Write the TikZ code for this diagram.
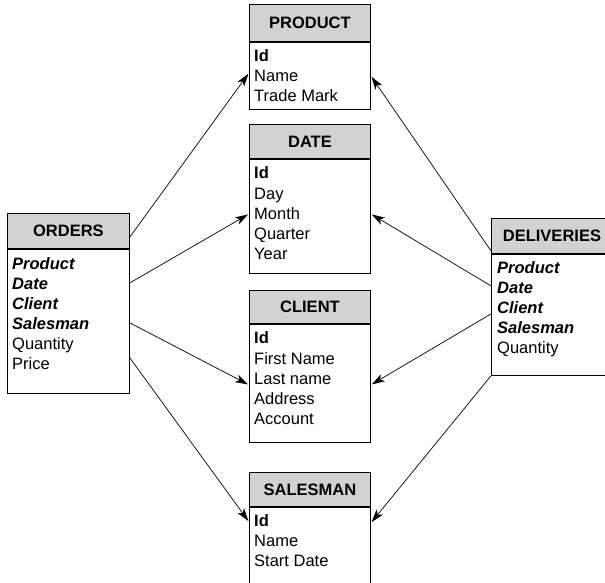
\documentclass[tikz,border=0pt]{standalone}
\usepackage{fontspec}
\setmainfont{Liberation Sans}
\usetikzlibrary{arrows.meta,calc}
\begin{document}
\begin{tikzpicture}[x=1pt,y=-1pt,
  txt/.style={font=\fontsize{16.5}{20}\selectfont},
  hdr/.style={txt,draw,line width=0.9pt,fill=gray!35,minimum width=121pt,inner sep=0pt,anchor=north west,font=\fontsize{16.5}{20}\selectfont\bfseries},
  tbody/.style={draw,line width=0.9pt,fill=white,minimum width=121pt,inner sep=0pt,anchor=north west},
  fld/.style={txt,inner sep=0pt,anchor=base west},
  arr/.style={line width=0.7pt,-{Stealth[length=13pt,width=8pt,inset=3.5pt]},shorten >=1pt}]
\useasboundingbox (0,0) rectangle (605,582);
\clip (0,0) rectangle (605,582);
% PRODUCT
\node[hdr,minimum height=37pt] (prodhead) at (249,4) {PRODUCT};
\node[tbody,minimum height=67pt] (prodbody) at (prodhead.south west) {};
\foreach \t [count=\i from 0] in {{\textbf{Id}},Name,{Trade Mark}}
  \node[fld] (pf\i) at ($(prodbody.north west)+(5,20+20*\i)$) {\t};
% DATE
\node[hdr,minimum height=34pt] (datehead) at (249,124) {DATE};
\node[tbody,minimum height=114pt] (datebody) at (datehead.south west) {};
\foreach \t [count=\i from 0] in {{\textbf{Id}},Day,Month,Quarter,Year}
  \node[fld] (df\i) at ($(datebody.north west)+(5,20+20.2*\i)$) {\t};
% CLIENT
\node[hdr,minimum height=33pt] (clienthead) at (249,290) {CLIENT};
\node[tbody,minimum height=118pt] (clientbody) at (clienthead.south west) {};
\foreach \t [count=\i from 0] in {{\textbf{Id}},{First Name},{Last name},Address,Account}
  \node[fld] (cf\i) at ($(clientbody.north west)+(5,20+20.2*\i)$) {\t};
% SALESMAN
\node[hdr,minimum height=34pt] (salhead) at (249,472) {SALESMAN};
\node[tbody,minimum height=90pt] (salbody) at (salhead.south west) {};
\foreach \t [count=\i from 0] in {{\textbf{Id}},Name,{Start Date}}
  \node[fld] (sf\i) at ($(salbody.north west)+(5,20+20*\i)$) {\t};
% ORDERS
\node[hdr,minimum width=122pt,minimum height=35pt] (ordhead) at (7,213) {ORDERS};
\node[tbody,minimum width=122pt,minimum height=144pt] (ordbody) at (ordhead.south west) {};
\foreach \t [count=\i from 0] in {{\textbf{\textit{Product}}},{\textbf{\textit{Date}}},{\textbf{\textit{Client}}},{\textbf{\textit{Salesman}}},Quantity,Price}
  \node[fld] (of\i) at ($(ordbody.north west)+(5,21+20*\i)$) {\t};
% DELIVERIES
\node[hdr,minimum height=35pt] (delhead) at (491,218) {DELIVERIES};
\node[tbody,minimum height=121pt] (delbody) at (delhead.south west) {};
\foreach \t [count=\i from 0] in {{\textbf{\textit{Product}}},{\textbf{\textit{Date}}},{\textbf{\textit{Client}}},{\textbf{\textit{Salesman}}},Quantity}
  \node[fld] (vf\i) at ($(delbody.north west)+(6,20+20*\i)$) {\t};
% connectors
\draw[arr] ($(ordhead.north east)+(0,24)$) -- ($(prodbody.north west)+(0,31)$);
\draw[arr] ($(ordbody.north east)+(0,34)$) -- ($(datebody.north west)+(0,55)$);
\draw[arr] ($(ordbody.north east)+(0,74)$) -- ($(clientbody.north west)+(0,61)$);
\draw[arr] ($(ordbody.north east)+(0,109)$) -- ($(salbody.north west)+(0,15)$);
\draw[arr] ($(delhead.south west)+(0,-3)$) -- ($(prodbody.north east)+(0,34)$);
\draw[arr] ($(delbody.north west)+(0,32)$) -- ($(datebody.north east)+(0,55)$);
\draw[arr] ($(delbody.north west)+(0,60)$) -- ($(clientbody.north east)+(0,61)$);
\draw[arr] (delbody.south west) -- ($(salbody.north east)+(0,16)$);
\end{tikzpicture}
\end{document}
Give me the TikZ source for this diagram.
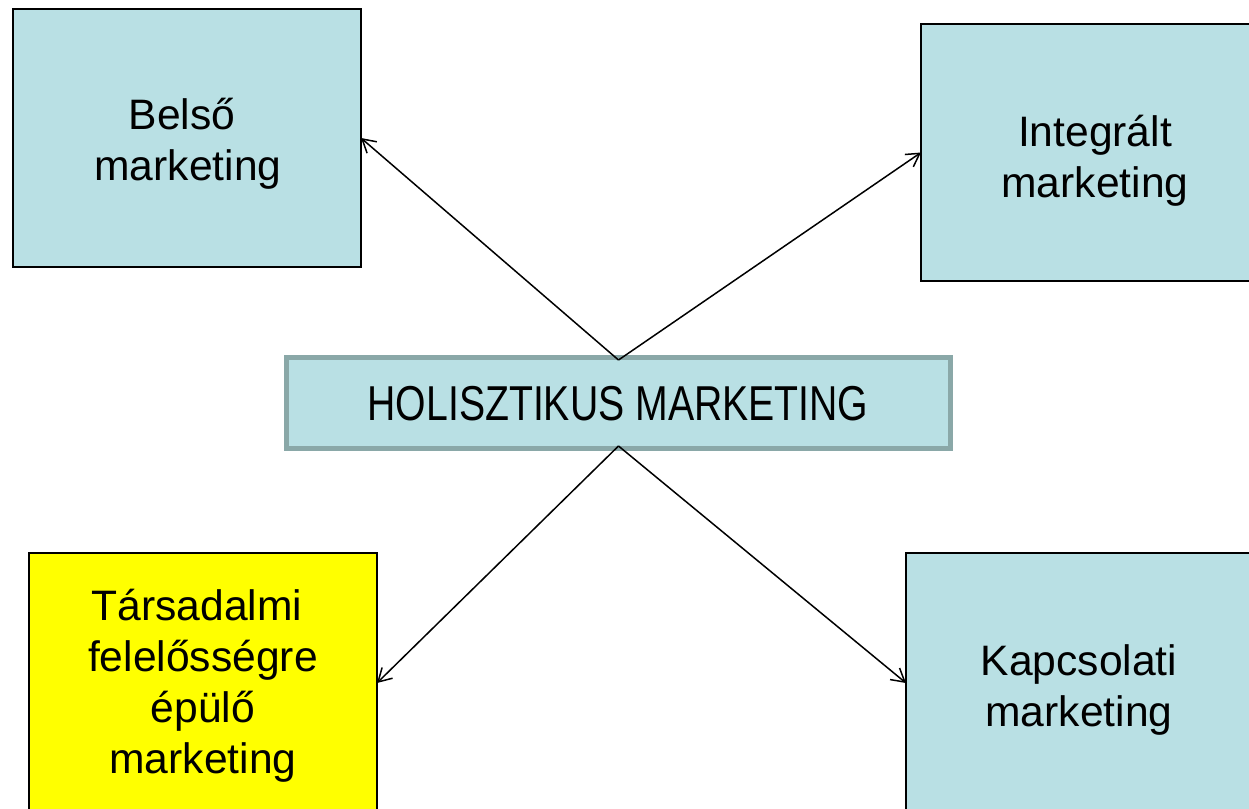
^^^^
Return the full material word for word. Do not include the pictures.

Write the TikZ code for this diagram.
\documentclass[tikz,border=0pt]{standalone}
\usepackage{fontspec}
\setmainfont{Liberation Sans}
\usetikzlibrary{arrows.meta,calc}
\begin{document}
\begin{tikzpicture}[x=1pt,y=-1pt,
  txt/.style={font=\fontsize{16.5}{20}\selectfont},
  hdr/.style={txt,draw,line width=0.9pt,fill=gray!35,minimum width=121pt,inner sep=0pt,anchor=north west,font=\fontsize{16.5}{20}\selectfont\bfseries},
  tbody/.style={draw,line width=0.9pt,fill=white,minimum width=121pt,inner sep=0pt,anchor=north west},
  fld/.style={txt,inner sep=0pt,anchor=base west},
  arr/.style={line width=0.7pt,-{Stealth[length=13pt,width=8pt,inset=3.5pt]},shorten >=1pt}]
\useasboundingbox (0,0) rectangle (605,582);
\clip (0,0) rectangle (605,582);
% PRODUCT
\node[hdr,minimum height=37pt] (prodhead) at (249,4) {PRODUCT};
\node[tbody,minimum height=67pt] (prodbody) at (prodhead.south west) {};
\foreach \t [count=\i from 0] in {{\textbf{Id}},Name,{Trade Mark}}
  \node[fld] (pf\i) at ($(prodbody.north west)+(5,20+20*\i)$) {\t};
% DATE
\node[hdr,minimum height=34pt] (datehead) at (249,124) {DATE};
\node[tbody,minimum height=114pt] (datebody) at (datehead.south west) {};
\foreach \t [count=\i from 0] in {{\textbf{Id}},Day,Month,Quarter,Year}
  \node[fld] (df\i) at ($(datebody.north west)+(5,20+20.2*\i)$) {\t};
% CLIENT
\node[hdr,minimum height=33pt] (clienthead) at (249,290) {CLIENT};
\node[tbody,minimum height=118pt] (clientbody) at (clienthead.south west) {};
\foreach \t [count=\i from 0] in {{\textbf{Id}},{First Name},{Last name},Address,Account}
  \node[fld] (cf\i) at ($(clientbody.north west)+(5,20+20.2*\i)$) {\t};
% SALESMAN
\node[hdr,minimum height=34pt] (salhead) at (249,472) {SALESMAN};
\node[tbody,minimum height=90pt] (salbody) at (salhead.south west) {};
\foreach \t [count=\i from 0] in {{\textbf{Id}},Name,{Start Date}}
  \node[fld] (sf\i) at ($(salbody.north west)+(5,20+20*\i)$) {\t};
% ORDERS
\node[hdr,minimum width=122pt,minimum height=35pt] (ordhead) at (7,213) {ORDERS};
\node[tbody,minimum width=122pt,minimum height=144pt] (ordbody) at (ordhead.south west) {};
\foreach \t [count=\i from 0] in {{\textbf{\textit{Product}}},{\textbf{\textit{Date}}},{\textbf{\textit{Client}}},{\textbf{\textit{Salesman}}},Quantity,Price}
  \node[fld] (of\i) at ($(ordbody.north west)+(5,21+20*\i)$) {\t};
% DELIVERIES
\node[hdr,minimum height=35pt] (delhead) at (491,218) {DELIVERIES};
\node[tbody,minimum height=121pt] (delbody) at (delhead.south west) {};
\foreach \t [count=\i from 0] in {{\textbf{\textit{Product}}},{\textbf{\textit{Date}}},{\textbf{\textit{Client}}},{\textbf{\textit{Salesman}}},Quantity}
  \node[fld] (vf\i) at ($(delbody.north west)+(6,20+20*\i)$) {\t};
% connectors
\draw[arr] ($(ordhead.north east)+(0,24)$) -- ($(prodbody.north west)+(0,31)$);
\draw[arr] ($(ordbody.north east)+(0,34)$) -- ($(datebody.north west)+(0,55)$);
\draw[arr] ($(ordbody.north east)+(0,74)$) -- ($(clientbody.north west)+(0,61)$);
\draw[arr] ($(ordbody.north east)+(0,109)$) -- ($(salbody.north west)+(0,15)$);
\draw[arr] ($(delhead.south west)+(0,-3)$) -- ($(prodbody.north east)+(0,34)$);
\draw[arr] ($(delbody.north west)+(0,32)$) -- ($(datebody.north east)+(0,55)$);
\draw[arr] ($(delbody.north west)+(0,60)$) -- ($(clientbody.north east)+(0,61)$);
\draw[arr] (delbody.south west) -- ($(salbody.north east)+(0,16)$);
\end{tikzpicture}
\end{document}
Give me the TikZ source for this diagram.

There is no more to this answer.